Option strategies are great investment tools. However, identifying which strategy to use and when to implement it is essential to maximizing potential and identifying risk. Thankfully, there are a number of different possibilities traders can explore to increase their chance of success. In this second part of the option strategies series, we’re going to cover several new strategies that traders can execute.
Investors will want to employ this strategy if they believe the market will make a large movement in either direction. To execute, a call and a put are purchased at the same strike price with the same underlying asset and expiration date. Risk, in this strategy, is limited, to exactly how much was paid for the premium. The upfront cost can be high, but it can give an investor potential in either market direction.
|Long 1 CLX 45 Call @ 1.80|
|Long 1 CLX 45 Put @ 1.80|
Max Profit Potential: Unlimited beyond the premium paid for the strategy.
1.80 + 1.80 = 3.60
Upside: 45.00 + 3.60 = Above 48.60 minus commission and fees.
Downside: 45.00 – 3.60 = Below 41.40 minus commission and fees.
Risk: Total premium paid for the options (1.80 + 1.80 * $1,000) $3,600 plus commission and fees.
The iron condor is used by investors when they believe the underlying will experience low volatility. Maximum profit potential and risk are limited, but the potential losses can still be greater than the potential rewards. Executing the iron condor strategy is similar to implementing both a put spread and a call spread at the same time. Premium is collected by selling call and put spreads, which establish a target range in which you want the market to stay within.

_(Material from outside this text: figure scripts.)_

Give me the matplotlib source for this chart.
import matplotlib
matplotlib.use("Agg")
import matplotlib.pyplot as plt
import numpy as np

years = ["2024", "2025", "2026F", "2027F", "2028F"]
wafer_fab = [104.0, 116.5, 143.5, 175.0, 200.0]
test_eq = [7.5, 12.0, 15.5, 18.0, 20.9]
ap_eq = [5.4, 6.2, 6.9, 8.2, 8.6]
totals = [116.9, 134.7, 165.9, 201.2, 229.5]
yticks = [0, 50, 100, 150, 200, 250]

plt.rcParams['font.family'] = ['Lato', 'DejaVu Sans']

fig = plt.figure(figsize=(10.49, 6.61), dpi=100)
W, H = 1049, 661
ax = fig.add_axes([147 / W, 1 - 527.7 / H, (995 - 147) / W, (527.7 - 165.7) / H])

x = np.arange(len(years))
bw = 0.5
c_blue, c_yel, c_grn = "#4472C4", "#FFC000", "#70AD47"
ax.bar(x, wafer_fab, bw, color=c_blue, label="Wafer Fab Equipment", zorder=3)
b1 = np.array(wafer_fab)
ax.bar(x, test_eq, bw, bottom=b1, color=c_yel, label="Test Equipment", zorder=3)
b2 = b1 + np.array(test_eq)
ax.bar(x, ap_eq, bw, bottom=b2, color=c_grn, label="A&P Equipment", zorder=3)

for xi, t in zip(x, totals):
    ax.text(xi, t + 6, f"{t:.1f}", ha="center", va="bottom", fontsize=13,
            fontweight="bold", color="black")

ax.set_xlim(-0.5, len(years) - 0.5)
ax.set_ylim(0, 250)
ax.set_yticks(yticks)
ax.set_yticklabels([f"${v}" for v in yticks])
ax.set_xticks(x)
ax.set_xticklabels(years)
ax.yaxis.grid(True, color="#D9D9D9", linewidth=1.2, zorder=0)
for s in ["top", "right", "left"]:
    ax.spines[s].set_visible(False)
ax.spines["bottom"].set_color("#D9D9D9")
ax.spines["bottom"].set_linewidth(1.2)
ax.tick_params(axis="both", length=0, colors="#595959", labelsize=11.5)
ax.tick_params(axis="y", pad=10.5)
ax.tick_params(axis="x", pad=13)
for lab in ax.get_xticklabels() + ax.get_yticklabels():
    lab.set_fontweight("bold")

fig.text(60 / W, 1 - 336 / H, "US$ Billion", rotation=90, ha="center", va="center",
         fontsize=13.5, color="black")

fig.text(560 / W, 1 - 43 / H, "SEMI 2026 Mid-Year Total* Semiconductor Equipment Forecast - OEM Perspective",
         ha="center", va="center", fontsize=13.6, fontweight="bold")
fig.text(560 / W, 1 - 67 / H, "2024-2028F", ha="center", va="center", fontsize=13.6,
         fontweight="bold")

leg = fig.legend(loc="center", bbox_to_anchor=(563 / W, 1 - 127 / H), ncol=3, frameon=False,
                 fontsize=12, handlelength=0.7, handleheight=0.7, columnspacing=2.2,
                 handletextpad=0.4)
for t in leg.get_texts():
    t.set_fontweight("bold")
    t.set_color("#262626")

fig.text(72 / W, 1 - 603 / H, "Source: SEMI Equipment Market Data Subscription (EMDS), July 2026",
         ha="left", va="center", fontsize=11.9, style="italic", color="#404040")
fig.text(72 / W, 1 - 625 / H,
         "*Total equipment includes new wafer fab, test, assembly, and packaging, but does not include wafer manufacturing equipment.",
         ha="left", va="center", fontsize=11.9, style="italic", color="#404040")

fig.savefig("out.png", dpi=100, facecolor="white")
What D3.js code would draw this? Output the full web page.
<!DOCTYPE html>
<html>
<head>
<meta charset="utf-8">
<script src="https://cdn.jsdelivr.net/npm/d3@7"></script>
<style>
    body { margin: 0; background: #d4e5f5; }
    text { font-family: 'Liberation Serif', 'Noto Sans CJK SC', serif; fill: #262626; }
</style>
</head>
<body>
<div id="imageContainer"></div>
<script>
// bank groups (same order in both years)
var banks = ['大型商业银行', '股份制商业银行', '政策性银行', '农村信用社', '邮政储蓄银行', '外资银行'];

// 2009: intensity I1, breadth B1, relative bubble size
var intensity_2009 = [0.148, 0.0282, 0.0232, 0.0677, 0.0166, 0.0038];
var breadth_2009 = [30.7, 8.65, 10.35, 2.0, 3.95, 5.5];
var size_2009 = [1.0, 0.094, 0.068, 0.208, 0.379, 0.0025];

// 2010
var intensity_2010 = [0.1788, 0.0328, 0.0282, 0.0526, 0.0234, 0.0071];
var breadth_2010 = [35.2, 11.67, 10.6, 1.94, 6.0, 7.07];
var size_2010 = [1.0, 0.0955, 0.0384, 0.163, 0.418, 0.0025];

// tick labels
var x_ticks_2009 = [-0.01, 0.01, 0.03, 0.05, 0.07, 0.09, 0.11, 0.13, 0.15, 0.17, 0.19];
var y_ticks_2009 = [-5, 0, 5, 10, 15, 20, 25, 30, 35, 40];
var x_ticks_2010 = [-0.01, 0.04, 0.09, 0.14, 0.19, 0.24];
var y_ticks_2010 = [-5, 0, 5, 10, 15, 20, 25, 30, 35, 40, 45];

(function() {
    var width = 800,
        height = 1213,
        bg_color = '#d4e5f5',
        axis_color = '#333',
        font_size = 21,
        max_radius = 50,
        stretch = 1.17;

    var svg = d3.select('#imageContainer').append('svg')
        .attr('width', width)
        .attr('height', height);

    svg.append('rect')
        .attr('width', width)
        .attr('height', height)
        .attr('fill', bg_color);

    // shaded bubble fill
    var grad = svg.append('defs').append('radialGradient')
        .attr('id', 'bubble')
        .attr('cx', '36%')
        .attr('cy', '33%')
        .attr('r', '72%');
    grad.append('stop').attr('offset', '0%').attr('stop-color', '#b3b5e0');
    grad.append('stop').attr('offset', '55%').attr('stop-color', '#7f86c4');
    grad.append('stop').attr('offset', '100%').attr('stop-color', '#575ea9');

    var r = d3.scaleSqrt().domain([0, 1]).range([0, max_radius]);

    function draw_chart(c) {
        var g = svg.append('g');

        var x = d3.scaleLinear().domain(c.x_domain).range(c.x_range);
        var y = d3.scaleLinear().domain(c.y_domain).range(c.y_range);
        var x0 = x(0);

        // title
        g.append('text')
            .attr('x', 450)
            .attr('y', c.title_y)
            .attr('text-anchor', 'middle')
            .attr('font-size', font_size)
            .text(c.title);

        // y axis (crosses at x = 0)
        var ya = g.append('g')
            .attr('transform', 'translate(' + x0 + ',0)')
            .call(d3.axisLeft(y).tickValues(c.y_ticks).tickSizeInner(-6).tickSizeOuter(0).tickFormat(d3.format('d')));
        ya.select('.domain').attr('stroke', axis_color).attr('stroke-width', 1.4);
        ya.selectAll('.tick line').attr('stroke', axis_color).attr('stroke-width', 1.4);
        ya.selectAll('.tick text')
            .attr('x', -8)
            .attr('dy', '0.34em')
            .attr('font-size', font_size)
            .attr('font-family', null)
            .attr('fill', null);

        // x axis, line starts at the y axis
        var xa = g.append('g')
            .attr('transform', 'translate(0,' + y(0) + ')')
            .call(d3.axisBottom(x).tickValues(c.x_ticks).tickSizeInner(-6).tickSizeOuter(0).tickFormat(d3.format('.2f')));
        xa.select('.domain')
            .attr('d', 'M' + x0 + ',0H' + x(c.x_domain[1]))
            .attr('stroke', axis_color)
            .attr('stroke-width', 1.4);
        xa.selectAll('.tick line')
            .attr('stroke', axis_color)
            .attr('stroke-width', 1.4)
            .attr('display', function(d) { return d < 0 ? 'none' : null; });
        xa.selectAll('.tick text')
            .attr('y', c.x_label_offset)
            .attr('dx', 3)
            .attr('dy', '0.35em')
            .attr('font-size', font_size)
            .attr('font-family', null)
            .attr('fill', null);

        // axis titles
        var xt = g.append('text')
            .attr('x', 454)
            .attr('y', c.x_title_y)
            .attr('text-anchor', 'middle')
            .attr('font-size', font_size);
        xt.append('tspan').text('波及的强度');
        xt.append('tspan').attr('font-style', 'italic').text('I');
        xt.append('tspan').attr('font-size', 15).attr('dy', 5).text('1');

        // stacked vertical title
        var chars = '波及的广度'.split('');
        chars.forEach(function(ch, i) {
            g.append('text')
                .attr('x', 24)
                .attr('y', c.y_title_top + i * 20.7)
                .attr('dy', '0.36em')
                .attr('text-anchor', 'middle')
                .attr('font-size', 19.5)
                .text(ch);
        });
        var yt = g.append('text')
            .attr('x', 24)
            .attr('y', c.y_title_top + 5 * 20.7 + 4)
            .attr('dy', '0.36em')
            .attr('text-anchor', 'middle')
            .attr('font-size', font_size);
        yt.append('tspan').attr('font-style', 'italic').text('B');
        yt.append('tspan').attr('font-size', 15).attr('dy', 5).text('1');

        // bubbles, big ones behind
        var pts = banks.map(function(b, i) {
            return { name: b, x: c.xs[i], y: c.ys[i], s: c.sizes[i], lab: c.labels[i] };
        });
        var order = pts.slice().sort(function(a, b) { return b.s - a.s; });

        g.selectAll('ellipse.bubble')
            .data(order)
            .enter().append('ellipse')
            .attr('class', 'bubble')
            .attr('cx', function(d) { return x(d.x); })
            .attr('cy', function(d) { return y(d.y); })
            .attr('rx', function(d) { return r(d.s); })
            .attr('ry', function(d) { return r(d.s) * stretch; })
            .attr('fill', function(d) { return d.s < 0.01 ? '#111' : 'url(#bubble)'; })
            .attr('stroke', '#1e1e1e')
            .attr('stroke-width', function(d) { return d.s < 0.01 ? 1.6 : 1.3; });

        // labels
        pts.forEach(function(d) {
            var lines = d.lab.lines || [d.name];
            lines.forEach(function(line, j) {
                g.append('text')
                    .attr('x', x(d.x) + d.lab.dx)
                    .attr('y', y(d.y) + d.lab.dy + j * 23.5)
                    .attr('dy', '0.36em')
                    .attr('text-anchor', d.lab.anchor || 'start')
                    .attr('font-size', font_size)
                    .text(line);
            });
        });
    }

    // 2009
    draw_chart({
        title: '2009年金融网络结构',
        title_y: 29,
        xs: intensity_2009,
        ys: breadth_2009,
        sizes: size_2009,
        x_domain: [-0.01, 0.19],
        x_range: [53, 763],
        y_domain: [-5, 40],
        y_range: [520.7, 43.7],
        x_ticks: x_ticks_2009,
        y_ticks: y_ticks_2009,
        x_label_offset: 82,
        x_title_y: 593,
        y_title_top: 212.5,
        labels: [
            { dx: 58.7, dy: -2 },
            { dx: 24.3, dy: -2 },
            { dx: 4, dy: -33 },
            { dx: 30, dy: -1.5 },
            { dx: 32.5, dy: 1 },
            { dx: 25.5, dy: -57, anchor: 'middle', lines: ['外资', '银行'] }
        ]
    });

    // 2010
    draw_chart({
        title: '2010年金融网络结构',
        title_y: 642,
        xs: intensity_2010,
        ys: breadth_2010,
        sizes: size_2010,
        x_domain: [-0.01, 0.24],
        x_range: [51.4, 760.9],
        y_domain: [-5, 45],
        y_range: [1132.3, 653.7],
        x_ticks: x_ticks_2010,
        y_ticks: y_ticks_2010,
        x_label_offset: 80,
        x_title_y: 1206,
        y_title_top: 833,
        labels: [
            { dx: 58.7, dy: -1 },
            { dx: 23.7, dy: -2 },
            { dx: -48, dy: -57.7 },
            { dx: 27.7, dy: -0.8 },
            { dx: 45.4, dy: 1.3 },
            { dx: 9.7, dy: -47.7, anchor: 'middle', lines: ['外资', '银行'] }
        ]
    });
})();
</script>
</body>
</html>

|Long CLZ 55 Call @ 0.20||Short 1 CLZ 50 Call @ 1.00|
|Long 1 CLZ 35 Put @ 0.20||Short 1 CLZ 40 Put @ 1.00|
Max Profit Potential: Premium collected on the whole strategy.
Calls: 1.00 – 0.20 = 0.80
Puts: 1.00 – 0.20 = 0.80
0.80 + 0.80 = 1.60
1.60 * $1,000 = $1,600
Risk: The distance between the short call spread or the short put spread, minus the premium collected for the strategy.
55 – 50 = 5 – 1.60 = 3.40 or $3,400 plus commission and fees.
40 – 35 = 5 – 1.60 = 3.40 or $3,400 plus commission and fees.
A butterfly spread earns its name by combining a bull spread with a bear spread. The upfront cost is low in comparison to other options strategies because of the two sales (which create the body of the butterfly), which make up for a majority of the cost for purchasing two calls (the butterfly’s wings). This options trading strategy carries limited risk and reward, and it’s best used when the investor expects some market movement, without continuing a major trend. However, you do want the markets to trend in a specified direction to slowly climb or fall to the middle of the butterfly. As in this example of a bullish strategy.
|Long 1 CLZ 55 Call @ 0.20|
|Short 2 CLZ 50 Calls @ 1.00|
|Long 1 CLZ 45 Call @ 2.50|
Max Profit Potential: The distance between the long call and the short calls, minus the premium paid for the spread.
50.00 – 45.00 = 5.00
5.00 – 0.70 = 4.30
4.30 x $1,000 = $4,300 max profit potential minus commission and fees.
Risk: Total premium paid for the spread: $700 plus commission and fees.
Not every options strategy works best on its own. More often than not, it is more beneficial to use strategies together to reduce costs, limit risk and maximize returns. One of the largest mistakes that new options traders make is not implementing a strategy behind their trades. Conducting thorough research, utilizing trading tools and targeting strategies towards the individual’s market outlook will provide a good foundation for success. However, working with a professional who has years of experience can be beneficial to finding the right strategy that fits your financial situation.